O relator foi acompanhado pelo
ministro Nunes Marques, que destacou que "considerando que as alegações da
paciente, ora agravante, sequer tiveram o mérito apreciado pelo Tribunal de
Justiça do Estado do Rio Grande do Sul e pelo Superior Tribunal de Justiça, o
conhecimento originário da matéria pelo Supremo Tribunal Federal
caracterizaria, na espécie, dupla supressão de instância".
Os ministros Ricardo Lewandowski e
Gilmar Mendes acompanharam Mendonça com ressalvas, no sentido de determinar que
o agravo interposto perante o STJ seja julgado na primeira sessão subsequente à
comunicação do resultado desse julgamento.
Divergência
O ministro Luiz Edson Fachin foi o único a divergir. Para ele, não cabe ao STF
criar um rol de doenças, situações limítrofes e riscos à saúde de fetos e
gestantes, "julgando ações abstratas sobre todas elas, pois, antes e acima
de tudo, a corte estabeleceu definição constitucional atinente à laicidade,
dignidade humana, autodeterminação e saúde das mulheres no país".

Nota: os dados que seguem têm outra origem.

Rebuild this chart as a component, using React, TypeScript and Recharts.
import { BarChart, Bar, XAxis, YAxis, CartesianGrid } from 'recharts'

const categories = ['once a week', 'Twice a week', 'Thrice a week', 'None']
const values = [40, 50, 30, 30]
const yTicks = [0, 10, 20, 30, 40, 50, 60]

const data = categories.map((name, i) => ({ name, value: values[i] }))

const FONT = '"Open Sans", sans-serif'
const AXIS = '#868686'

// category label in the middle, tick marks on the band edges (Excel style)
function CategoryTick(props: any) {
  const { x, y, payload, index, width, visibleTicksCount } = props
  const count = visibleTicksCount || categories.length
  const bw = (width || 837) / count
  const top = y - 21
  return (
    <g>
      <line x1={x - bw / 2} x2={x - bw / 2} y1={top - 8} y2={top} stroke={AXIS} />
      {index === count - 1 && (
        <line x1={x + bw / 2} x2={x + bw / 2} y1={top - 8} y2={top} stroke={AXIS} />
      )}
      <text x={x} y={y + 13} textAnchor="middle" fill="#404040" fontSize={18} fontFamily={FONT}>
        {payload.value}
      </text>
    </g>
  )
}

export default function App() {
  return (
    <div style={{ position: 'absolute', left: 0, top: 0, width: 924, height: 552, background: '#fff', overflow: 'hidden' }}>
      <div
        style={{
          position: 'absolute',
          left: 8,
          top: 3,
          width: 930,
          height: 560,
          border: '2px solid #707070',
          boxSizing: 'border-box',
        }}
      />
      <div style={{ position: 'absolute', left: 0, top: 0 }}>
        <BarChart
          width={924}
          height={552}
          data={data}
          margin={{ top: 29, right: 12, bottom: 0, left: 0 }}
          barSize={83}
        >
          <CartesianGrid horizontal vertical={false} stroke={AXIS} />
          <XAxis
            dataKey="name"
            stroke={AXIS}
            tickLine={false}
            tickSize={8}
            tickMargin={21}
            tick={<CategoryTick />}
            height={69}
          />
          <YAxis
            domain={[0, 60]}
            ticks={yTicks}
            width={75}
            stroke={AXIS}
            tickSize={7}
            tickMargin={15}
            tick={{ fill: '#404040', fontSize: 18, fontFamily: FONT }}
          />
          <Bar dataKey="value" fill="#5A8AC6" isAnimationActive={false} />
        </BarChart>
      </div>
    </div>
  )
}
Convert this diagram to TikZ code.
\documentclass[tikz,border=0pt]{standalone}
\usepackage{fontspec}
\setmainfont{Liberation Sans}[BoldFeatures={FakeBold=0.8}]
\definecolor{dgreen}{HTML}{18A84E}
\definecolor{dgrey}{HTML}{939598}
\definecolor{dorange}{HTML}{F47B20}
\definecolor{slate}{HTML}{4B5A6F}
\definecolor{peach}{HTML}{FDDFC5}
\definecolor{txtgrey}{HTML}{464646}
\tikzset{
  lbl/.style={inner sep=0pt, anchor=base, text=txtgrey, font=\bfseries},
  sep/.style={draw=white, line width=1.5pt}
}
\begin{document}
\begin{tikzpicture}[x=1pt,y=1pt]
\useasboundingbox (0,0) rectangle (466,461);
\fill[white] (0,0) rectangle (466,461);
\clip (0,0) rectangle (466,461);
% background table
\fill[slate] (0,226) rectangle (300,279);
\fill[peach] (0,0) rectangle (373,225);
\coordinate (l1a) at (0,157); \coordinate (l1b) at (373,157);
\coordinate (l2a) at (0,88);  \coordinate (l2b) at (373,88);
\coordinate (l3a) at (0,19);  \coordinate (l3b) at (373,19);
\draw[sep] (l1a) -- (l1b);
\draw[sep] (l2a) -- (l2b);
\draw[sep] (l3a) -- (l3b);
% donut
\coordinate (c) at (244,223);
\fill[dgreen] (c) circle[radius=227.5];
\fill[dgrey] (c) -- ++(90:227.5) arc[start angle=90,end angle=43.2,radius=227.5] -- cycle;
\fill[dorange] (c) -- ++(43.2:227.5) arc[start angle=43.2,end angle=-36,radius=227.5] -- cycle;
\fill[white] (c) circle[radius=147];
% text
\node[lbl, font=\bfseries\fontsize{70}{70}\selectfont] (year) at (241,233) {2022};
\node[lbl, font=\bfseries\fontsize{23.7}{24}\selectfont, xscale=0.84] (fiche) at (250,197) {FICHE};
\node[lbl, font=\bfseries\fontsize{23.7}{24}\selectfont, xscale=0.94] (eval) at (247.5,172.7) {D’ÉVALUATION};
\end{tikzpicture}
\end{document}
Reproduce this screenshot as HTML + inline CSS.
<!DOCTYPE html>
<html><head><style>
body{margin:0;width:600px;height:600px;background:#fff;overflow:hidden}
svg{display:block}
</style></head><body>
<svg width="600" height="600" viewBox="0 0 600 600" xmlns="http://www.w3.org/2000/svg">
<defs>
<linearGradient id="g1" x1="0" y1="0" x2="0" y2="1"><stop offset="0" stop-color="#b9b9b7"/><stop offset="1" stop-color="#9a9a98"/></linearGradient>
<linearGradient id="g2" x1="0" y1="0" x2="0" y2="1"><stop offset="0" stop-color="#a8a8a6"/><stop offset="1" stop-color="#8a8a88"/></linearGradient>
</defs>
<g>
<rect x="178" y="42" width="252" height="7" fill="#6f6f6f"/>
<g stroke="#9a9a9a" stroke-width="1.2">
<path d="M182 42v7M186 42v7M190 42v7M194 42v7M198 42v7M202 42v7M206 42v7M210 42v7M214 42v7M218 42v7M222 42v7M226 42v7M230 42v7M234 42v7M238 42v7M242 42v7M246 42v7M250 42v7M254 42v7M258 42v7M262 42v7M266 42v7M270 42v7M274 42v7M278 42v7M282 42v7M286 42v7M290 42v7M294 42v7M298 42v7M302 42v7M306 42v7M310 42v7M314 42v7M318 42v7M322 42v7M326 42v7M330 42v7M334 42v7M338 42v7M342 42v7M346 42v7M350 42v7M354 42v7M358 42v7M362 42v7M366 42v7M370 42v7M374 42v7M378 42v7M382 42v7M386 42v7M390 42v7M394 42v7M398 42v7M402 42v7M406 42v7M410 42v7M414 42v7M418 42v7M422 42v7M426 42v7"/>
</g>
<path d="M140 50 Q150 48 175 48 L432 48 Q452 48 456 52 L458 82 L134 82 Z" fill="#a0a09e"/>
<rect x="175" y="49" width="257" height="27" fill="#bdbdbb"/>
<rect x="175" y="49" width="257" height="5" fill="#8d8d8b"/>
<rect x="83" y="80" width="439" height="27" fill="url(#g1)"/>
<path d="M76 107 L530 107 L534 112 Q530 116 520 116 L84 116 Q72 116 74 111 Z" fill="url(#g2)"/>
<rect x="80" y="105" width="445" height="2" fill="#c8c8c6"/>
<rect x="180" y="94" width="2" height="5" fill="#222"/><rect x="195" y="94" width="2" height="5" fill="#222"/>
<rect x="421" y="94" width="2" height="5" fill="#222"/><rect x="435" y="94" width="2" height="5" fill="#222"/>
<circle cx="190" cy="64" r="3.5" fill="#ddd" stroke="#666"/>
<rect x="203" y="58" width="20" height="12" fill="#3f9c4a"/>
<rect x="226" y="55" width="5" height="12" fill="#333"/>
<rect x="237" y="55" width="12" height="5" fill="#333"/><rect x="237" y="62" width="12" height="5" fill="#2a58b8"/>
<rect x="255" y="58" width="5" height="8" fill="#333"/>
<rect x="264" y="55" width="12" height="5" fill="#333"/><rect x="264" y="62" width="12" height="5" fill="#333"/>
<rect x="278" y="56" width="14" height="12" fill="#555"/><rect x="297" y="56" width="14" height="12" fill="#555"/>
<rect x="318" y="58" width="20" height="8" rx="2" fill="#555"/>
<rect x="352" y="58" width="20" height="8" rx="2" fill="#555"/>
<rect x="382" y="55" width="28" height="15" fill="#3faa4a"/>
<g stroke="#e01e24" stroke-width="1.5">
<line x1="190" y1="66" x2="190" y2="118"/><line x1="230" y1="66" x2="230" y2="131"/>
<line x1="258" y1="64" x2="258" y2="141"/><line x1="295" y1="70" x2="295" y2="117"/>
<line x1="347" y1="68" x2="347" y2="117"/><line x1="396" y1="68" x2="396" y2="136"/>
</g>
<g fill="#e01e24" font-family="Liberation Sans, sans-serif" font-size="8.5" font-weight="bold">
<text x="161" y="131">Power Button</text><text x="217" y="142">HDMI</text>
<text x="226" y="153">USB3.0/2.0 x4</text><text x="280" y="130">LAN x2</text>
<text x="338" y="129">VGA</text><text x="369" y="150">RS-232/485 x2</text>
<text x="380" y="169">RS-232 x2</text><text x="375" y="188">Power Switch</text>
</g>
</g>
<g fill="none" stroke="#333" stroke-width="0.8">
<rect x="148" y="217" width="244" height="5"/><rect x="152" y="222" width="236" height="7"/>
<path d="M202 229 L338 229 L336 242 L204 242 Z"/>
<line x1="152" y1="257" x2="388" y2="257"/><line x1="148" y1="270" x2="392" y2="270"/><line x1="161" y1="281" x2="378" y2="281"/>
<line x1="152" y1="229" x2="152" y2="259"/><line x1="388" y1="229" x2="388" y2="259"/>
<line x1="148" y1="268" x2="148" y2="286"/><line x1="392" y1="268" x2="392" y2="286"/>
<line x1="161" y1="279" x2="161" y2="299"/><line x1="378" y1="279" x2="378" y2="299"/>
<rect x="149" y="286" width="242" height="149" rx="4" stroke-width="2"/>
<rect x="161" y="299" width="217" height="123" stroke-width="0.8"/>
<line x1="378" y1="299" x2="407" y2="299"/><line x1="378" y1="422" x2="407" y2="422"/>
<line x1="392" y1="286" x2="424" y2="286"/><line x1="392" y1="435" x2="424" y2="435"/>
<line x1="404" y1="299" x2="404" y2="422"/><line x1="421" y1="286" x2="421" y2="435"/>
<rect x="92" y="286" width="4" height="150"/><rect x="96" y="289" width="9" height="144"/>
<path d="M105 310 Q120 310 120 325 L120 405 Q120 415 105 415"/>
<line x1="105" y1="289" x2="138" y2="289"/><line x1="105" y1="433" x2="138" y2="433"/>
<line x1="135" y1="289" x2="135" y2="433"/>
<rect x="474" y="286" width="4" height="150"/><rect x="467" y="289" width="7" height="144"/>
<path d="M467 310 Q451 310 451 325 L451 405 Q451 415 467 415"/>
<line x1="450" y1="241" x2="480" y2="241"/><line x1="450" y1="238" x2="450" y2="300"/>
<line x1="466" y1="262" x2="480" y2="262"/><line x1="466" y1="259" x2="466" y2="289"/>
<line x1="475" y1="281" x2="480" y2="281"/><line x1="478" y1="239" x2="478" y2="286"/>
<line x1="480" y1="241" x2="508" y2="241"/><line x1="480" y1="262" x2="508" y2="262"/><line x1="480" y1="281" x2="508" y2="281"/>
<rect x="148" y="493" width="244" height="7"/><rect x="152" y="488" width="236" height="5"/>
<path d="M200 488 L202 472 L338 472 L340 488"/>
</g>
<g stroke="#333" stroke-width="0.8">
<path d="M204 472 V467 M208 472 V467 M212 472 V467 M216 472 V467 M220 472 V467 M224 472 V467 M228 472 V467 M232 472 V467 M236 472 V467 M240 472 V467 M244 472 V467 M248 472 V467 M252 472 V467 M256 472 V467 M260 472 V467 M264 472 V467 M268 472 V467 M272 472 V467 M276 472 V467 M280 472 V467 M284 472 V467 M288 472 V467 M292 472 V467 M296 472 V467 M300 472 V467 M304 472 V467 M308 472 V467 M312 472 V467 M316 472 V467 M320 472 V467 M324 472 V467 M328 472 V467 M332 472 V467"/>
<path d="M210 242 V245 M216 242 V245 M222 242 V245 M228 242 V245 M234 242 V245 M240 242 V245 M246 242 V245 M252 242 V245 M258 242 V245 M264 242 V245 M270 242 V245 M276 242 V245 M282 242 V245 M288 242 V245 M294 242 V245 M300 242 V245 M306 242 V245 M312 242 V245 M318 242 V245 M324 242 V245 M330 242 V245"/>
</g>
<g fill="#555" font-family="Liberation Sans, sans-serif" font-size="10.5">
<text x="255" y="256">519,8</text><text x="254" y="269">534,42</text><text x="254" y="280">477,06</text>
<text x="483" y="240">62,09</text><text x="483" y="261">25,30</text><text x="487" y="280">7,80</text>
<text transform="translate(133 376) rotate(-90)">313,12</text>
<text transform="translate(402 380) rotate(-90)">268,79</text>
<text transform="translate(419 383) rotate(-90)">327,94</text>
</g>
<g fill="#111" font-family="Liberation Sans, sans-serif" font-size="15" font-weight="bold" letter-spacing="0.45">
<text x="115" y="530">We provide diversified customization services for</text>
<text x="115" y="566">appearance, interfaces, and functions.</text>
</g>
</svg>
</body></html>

"Com esteio nesses fundamentos e
nas circunstâncias fáticas especiais aqui delineadas, ao analisar a ratio
decidendi da ADPF nº 54, considero que esta alberga a pretensão
da parte impetrante e que tutela, in casu, a interrupção
terapêutica da gestação, necessária para que seja resguardada a vida e a
dignidade da paciente."
Por fim, Fachin destacou que, no caso
em análise, a vida da gestante corre risco em face das barreiras processuais.
"Registro, por derradeiro, que a
paciente procurou o sistema de Justiça não apenas pela inviabilidade da vida
extrauterina do feto que carrega, mas, sobretudo para que, em exercício de
defesa da sua própria vida, ora sob grave risco, não venha sofrer criminalização,
persecução penal e dificuldades para obter assistência médica. A preponderância
de questões e barreiras processuais, nesse cenário, possui carga
simbólica capaz de gerar uma segunda vitimização de quem, pelas próprias
circunstâncias, acha-se em profunda vulnerabilidade e sofrimento."